$\pi_{0.5}$: A Vision-Language-Action Model with Open-World Generalization
The design of $\pi_{0.5}$ follows a simple hierarchical architecture: they first pre-train the model on the heterogeneous mixture of training tasks, and then fine-tune it specifically for mobile manipulation with both low-level action examples and high-level "semantic" actions, which correspond to predicting subtask labels such as "pick up the cutting board" or "rearrange the pillow".
The policy distribution is:
\[ \pi_{\theta}(a_{t:t+H}, \hat{l} | o_t, l) = \pi_{\theta}(a_{t:t+H} | o_t, \hat{l}) \pi_{\theta}(\hat{l} | o_t, l) \]

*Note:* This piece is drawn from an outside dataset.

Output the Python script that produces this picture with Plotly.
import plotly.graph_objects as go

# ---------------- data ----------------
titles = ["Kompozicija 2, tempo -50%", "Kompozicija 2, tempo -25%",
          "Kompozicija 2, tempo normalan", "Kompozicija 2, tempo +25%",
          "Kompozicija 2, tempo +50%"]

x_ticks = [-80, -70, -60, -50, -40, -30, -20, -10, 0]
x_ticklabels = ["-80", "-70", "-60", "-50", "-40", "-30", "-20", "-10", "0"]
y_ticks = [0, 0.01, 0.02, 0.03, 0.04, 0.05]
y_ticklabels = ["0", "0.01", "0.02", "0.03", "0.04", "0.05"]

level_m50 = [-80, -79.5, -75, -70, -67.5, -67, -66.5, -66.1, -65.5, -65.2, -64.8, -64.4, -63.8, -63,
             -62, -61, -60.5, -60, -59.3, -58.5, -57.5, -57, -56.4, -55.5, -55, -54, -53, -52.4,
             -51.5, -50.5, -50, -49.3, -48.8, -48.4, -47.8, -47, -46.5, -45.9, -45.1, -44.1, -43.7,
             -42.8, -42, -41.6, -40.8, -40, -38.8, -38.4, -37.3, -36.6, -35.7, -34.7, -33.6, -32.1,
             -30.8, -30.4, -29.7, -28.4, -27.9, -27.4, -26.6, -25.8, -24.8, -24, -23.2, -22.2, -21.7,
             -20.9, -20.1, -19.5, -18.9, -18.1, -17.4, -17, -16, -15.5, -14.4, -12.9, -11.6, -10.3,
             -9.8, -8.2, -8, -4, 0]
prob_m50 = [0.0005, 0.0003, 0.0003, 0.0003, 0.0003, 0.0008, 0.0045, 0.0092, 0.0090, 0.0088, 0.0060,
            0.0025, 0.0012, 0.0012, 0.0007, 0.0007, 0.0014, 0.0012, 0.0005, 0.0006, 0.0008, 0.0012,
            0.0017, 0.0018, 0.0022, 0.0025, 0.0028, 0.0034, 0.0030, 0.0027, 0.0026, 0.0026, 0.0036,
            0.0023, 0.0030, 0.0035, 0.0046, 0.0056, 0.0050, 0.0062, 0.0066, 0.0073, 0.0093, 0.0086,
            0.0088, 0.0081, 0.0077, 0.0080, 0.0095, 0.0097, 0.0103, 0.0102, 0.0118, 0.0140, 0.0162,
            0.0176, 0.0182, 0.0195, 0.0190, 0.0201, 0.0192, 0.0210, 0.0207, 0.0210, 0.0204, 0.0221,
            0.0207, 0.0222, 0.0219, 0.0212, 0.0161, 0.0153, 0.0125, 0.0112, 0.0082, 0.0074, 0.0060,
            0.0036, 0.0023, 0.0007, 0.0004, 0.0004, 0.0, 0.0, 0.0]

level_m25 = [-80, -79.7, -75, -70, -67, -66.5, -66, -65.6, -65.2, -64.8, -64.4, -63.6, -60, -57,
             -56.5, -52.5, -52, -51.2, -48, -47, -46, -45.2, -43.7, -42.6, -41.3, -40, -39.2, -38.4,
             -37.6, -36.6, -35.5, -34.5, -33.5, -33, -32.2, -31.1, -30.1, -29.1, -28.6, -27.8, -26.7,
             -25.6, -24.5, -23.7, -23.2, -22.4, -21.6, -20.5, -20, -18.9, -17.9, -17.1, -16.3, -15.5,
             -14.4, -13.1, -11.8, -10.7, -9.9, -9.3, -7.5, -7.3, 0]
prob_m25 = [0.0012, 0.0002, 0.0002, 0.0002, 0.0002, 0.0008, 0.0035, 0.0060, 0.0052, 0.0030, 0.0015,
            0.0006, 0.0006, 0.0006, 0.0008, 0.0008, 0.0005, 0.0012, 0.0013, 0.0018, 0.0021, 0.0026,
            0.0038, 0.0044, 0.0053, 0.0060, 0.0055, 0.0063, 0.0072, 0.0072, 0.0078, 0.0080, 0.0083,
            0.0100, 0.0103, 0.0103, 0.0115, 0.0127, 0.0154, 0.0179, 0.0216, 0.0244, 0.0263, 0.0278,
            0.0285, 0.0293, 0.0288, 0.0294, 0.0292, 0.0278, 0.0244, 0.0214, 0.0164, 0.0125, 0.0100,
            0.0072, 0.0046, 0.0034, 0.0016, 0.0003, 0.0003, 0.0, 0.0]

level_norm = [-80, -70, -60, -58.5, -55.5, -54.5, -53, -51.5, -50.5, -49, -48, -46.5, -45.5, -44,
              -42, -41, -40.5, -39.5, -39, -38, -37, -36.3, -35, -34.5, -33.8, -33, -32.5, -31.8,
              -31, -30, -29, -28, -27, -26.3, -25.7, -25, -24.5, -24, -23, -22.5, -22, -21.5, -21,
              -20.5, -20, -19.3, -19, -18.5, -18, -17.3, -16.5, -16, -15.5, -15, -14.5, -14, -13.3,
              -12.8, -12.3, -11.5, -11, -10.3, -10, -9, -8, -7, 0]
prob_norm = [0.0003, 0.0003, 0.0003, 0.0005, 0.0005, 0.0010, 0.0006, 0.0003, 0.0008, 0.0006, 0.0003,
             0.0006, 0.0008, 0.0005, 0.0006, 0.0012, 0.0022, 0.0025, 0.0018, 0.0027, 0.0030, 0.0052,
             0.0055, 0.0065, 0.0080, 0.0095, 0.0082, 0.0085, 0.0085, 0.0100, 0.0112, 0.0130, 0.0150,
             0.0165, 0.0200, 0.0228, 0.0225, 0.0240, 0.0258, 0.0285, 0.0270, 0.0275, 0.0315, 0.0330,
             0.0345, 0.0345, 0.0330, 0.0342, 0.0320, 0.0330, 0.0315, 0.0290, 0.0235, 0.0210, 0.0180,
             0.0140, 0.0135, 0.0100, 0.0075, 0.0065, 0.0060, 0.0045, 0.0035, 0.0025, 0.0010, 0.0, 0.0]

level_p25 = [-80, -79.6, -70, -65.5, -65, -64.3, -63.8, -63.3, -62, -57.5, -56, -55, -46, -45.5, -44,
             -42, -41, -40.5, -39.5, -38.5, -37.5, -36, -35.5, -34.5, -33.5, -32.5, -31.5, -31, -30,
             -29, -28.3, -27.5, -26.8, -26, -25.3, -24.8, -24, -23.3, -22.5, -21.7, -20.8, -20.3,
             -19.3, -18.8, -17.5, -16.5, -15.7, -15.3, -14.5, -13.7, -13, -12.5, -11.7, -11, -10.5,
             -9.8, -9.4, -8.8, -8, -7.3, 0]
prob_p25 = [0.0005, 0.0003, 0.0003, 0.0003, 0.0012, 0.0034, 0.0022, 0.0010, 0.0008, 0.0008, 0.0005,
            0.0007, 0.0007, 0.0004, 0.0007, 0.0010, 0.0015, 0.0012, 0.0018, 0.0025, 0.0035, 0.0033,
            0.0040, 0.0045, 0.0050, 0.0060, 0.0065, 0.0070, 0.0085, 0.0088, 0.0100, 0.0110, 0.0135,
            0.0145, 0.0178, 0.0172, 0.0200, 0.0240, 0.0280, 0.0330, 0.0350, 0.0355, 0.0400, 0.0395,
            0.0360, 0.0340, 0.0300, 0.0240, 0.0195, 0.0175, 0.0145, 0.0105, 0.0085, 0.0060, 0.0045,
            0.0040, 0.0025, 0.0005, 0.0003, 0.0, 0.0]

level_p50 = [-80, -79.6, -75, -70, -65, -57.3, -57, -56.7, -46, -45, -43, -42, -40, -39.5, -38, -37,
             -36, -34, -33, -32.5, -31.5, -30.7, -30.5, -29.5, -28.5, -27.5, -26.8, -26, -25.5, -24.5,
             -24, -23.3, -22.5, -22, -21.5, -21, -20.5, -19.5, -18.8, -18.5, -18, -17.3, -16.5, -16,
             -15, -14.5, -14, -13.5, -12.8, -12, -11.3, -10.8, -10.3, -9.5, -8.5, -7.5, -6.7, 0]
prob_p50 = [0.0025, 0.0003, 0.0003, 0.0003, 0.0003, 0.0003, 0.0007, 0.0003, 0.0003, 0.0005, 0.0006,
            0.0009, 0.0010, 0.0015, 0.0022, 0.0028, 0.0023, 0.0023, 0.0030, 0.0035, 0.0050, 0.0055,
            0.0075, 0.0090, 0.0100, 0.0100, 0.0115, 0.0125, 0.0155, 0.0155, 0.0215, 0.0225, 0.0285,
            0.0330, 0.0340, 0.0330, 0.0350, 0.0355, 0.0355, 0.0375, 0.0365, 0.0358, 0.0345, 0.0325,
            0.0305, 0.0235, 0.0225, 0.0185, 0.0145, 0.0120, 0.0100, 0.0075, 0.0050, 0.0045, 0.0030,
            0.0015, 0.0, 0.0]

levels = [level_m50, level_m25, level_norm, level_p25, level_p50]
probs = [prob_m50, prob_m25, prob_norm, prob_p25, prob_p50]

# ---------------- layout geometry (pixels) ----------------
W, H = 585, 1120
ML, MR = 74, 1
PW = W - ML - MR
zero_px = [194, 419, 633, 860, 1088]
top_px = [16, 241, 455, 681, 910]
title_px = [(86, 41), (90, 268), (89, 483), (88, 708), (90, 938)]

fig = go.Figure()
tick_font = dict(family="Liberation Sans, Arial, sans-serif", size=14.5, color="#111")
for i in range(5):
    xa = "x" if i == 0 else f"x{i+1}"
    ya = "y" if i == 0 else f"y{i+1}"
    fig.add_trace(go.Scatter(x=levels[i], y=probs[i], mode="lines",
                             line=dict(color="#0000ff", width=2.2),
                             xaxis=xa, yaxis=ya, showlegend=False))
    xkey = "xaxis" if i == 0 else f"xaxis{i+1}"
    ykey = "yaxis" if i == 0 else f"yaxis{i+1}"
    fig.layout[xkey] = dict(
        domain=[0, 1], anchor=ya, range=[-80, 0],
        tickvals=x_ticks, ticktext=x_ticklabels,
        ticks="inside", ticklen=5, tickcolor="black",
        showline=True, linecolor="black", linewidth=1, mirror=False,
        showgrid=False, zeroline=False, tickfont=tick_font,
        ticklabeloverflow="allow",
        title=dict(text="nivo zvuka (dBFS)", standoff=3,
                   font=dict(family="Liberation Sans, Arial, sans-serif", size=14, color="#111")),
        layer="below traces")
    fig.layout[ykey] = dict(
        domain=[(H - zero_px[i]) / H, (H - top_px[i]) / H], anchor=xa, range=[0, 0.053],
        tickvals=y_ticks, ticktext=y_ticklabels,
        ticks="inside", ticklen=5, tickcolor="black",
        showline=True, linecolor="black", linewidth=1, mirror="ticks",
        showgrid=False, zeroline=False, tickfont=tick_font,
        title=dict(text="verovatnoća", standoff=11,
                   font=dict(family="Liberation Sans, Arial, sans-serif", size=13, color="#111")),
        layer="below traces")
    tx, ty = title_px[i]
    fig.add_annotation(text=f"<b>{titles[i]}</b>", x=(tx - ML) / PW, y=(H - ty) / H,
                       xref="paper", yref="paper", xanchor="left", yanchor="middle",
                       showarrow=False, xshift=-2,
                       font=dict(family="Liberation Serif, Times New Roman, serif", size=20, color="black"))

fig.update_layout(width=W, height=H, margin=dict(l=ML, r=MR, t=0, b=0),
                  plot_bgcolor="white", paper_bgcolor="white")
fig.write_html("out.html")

where the action distribution only conditioned on $\hat{l}$, not $l$. $o_t$ contains the images from all of the cameras and the robot's configuration (joint angles, gripper pose, torso lift pose, and base velocity). $l$ is the overall task prompt, and $\hat{l}$ is the model's (tokenized) textual output, which could be either a predicted high-level subtask or the answer to a vision-language prompt in web data.
Attention Mask
A full prefix mask is used on images, prompt tokens, and proprioceptive state; FAST action tokens attend to this prefix and auto-regressively on previous action tokens. Embeddings from the action expert embeddings attend to the prefix and to one another, but do not attend to FAST action tokens to avoid information leakage between the two representations of actions. In effect, information flows unidirectionally from the VLM to the action expert; no VLM embedding attends to the action expert.

Advantages
- Bidirectional: state and vision-language mutually contextualize each other.
Disadvantages
- Discretization loss: continuous proprioceptive state → discrete tokens loses precision
- Semantic mismatch: treating joint angles as "words" is conceptually awkward.
- Computational: longer sequence = quadratic attention cost.